Member of the Bundestag; for Schweinfurt;
- In office 7 September 1949 – 5 August 1963
- Preceded by: Constituency established
- Succeeded by: Centa Haas

Personal details
- Born: 3 October 1900 Prichsenstadt, Germany
- Died: 5 August 1963 (aged 62) Volkach, West Germany
- Party: Christian Social Union
- Education: University of Hohenheim

= Friedrich Funk =

German politician

Friedrich Jakob Funk (3 October 1900 – 5 August 1963) was a German politician of the Christian Social Union (CSU).

==Early life and career==
Funk, who was a Protestant Christian, was a soldier in World War I despite his young age.
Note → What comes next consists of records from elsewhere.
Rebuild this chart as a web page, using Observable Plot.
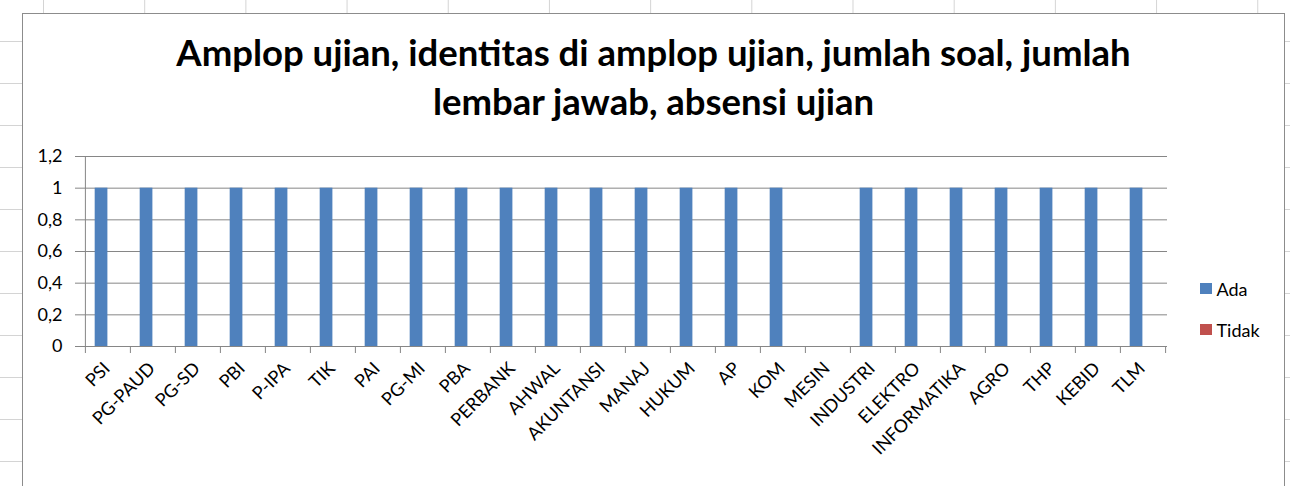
<!DOCTYPE html>
<html><head><meta charset="utf-8">
<script src="https://cdn.jsdelivr.net/npm/d3@7"></script>
<script src="https://cdn.jsdelivr.net/npm/@observablehq/plot@0.6"></script>
<style>
html,body{margin:0;padding:0;background:#fff;}
#page{position:relative;width:1290px;height:486px;overflow:hidden;background-color:#fff;
  background-image:linear-gradient(to right,#d4d4d4 1px,transparent 1px),linear-gradient(to bottom,#d4d4d4 1px,transparent 1px);
  background-size:101.2px 100%,100% 42px;background-position:43px 0,0 41px;}
#frame{position:absolute;left:22px;top:13px;width:1263px;height:520px;box-sizing:border-box;border:1.5px solid #8c8c8c;background:#fff;}
#title{position:absolute;left:22px;top:28px;width:1263px;text-align:center;font:bold 36.5px Lato,sans-serif;line-height:49px;color:#000;}
#chart{position:absolute;left:24px;top:140px;}
#legend{position:absolute;left:1200px;top:277px;font:18px Lato,sans-serif;color:#000;}
#legend .row{display:flex;align-items:center;height:23px;margin-bottom:18px;}
#legend .sw{width:11.5px;height:11.5px;margin-right:5px;}
</style></head>
<body>
<div id="page">
  <div id="frame"></div>
  <div id="title">Amplop ujian, identitas di amplop ujian, jumlah soal, jumlah<br>lembar jawab, absensi ujian</div>
  <div id="chart"></div>
  <div id="legend"></div>
</div>
<script>
const categories = ["PSI","PG-PAUD","PG-SD","PBI","P-IPA","TIK","PAI","PG-MI","PBA","PERBANK","AHWAL","AKUNTANSI","MANAJ","HUKUM","AP","KOM","MESIN","INDUSTRI","ELEKTRO","INFORMATIKA","AGRO","THP","KEBID","TLM"];
const ada   = [1,1,1,1,1,1,1,1,1,1,1,1,1,1,1,1,0,1,1,1,1,1,1,1];
const tidak = [0,0,0,0,0,0,0,0,0,0,0,0,0,0,0,0,0,0,0,0,0,0,0,0];
const series = ["Ada","Tidak"];
const colors = ["#4F81BD","#C0504D"];
const yTicks = [0,0.2,0.4,0.6,0.8,1,1.2];

const width = 1259, marginLeft = 58, marginRight = 116;
const step = (width - marginLeft - marginRight) / categories.length;
const b = step / 3.5;
const rowsAda = categories.map((c,i) => ({cat:c, series:"Ada", value:ada[i]}));
const rowsTidak = categories.map((c,i) => ({cat:c, series:"Tidak", value:tidak[i]}));
const grid = "#868686";

const chart = Plot.plot({
  width, height: 346, marginLeft, marginRight, marginTop: 16, marginBottom: 140,
  style: {fontFamily: "Lato, sans-serif", fontSize: "18px", color: "#000", background: "transparent", overflow: "visible"},
  x: {domain: categories, padding: 0, axis: null},
  y: {domain: [0, 1.2], axis: null},
  color: {domain: series, range: colors},
  marks: [
    Plot.gridY(yTicks, {stroke: grid, strokeOpacity: 1}),
    Plot.barY(rowsAda, {x: "cat", y: "value", fill: "series", insetLeft: 0.75*b, insetRight: step - 1.75*b}),
    Plot.barY(rowsTidak, {x: "cat", y: "value", fill: "series", insetLeft: 1.75*b, insetRight: 0.75*b}),
    Plot.ruleX([categories[0]], {dx: -step/2, y1: 0, y2: 1.2, stroke: grid}),
    Plot.ruleY([0], {stroke: grid}),
    Plot.axisY({ticks: yTicks, tickSize: 7, tickPadding: 13, stroke: grid, label: null, tickFormat: d => String(d).replace(".", ",")}),
    Plot.axisX({ticks: categories, tickSize: 7, tickFormat: () => "", dx: -step/2, stroke: grid, label: null}),
    Plot.axisX({ticks: [categories[categories.length-1]], tickSize: 7, tickFormat: () => "", dx: step/2, stroke: grid, label: null}),
    Plot.axisX({ticks: categories, tickSize: 0, tickPadding: 19, tickRotate: -45, dx: -1, label: null})
  ]
});
document.getElementById("chart").appendChild(chart);

const legend = document.getElementById("legend");
series.forEach((s,i) => {
  const row = document.createElement("div");
  row.className = "row";
  const sw = document.createElement("span");
  sw.className = "sw"; sw.style.background = colors[i];
  const t = document.createElement("span"); t.textContent = s;
  row.appendChild(sw); row.appendChild(t);
  legend.appendChild(row);
});
</script>
</body></html>
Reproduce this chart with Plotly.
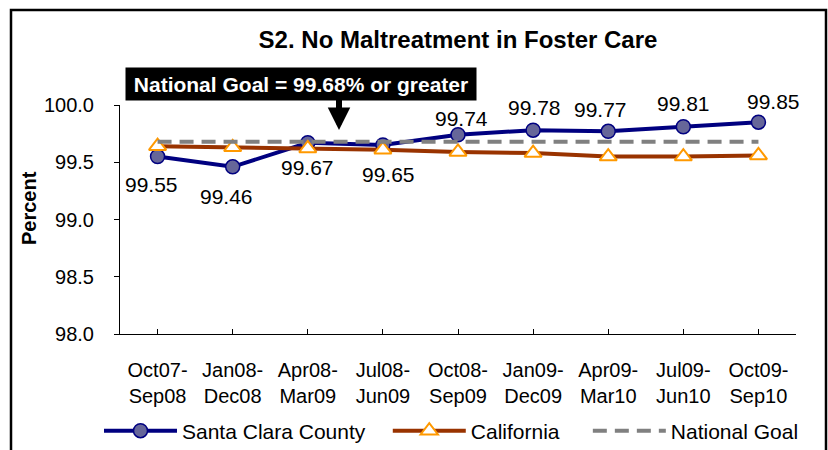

After the war he studied agriculture in Munich and graduated as a farmer. In 1932 he took over the parental lease in Neuses am Sand, which he acquired in 1936.

==Political career==
Friedrich Funk was elected as a non-party candidate in the district council of Gerolzhofen in 1948. He joined the CSU in 1949 after being appointed as a candidate for the Bundestag and had been a member of the German Bundestag since its first election in 1949 until his death in 1963. He was always elected directly to parliament in the constituency of Schweinfurt. From 1953 to 1957, he was deputy chairman of the CSU national group in the CDU / CSU parliamentary group. From 1957 until his death he was deputy chairman of the Bundestag's Committee on Petitions. On May 17, 1963, he was awarded the Bavarian Order of Merit.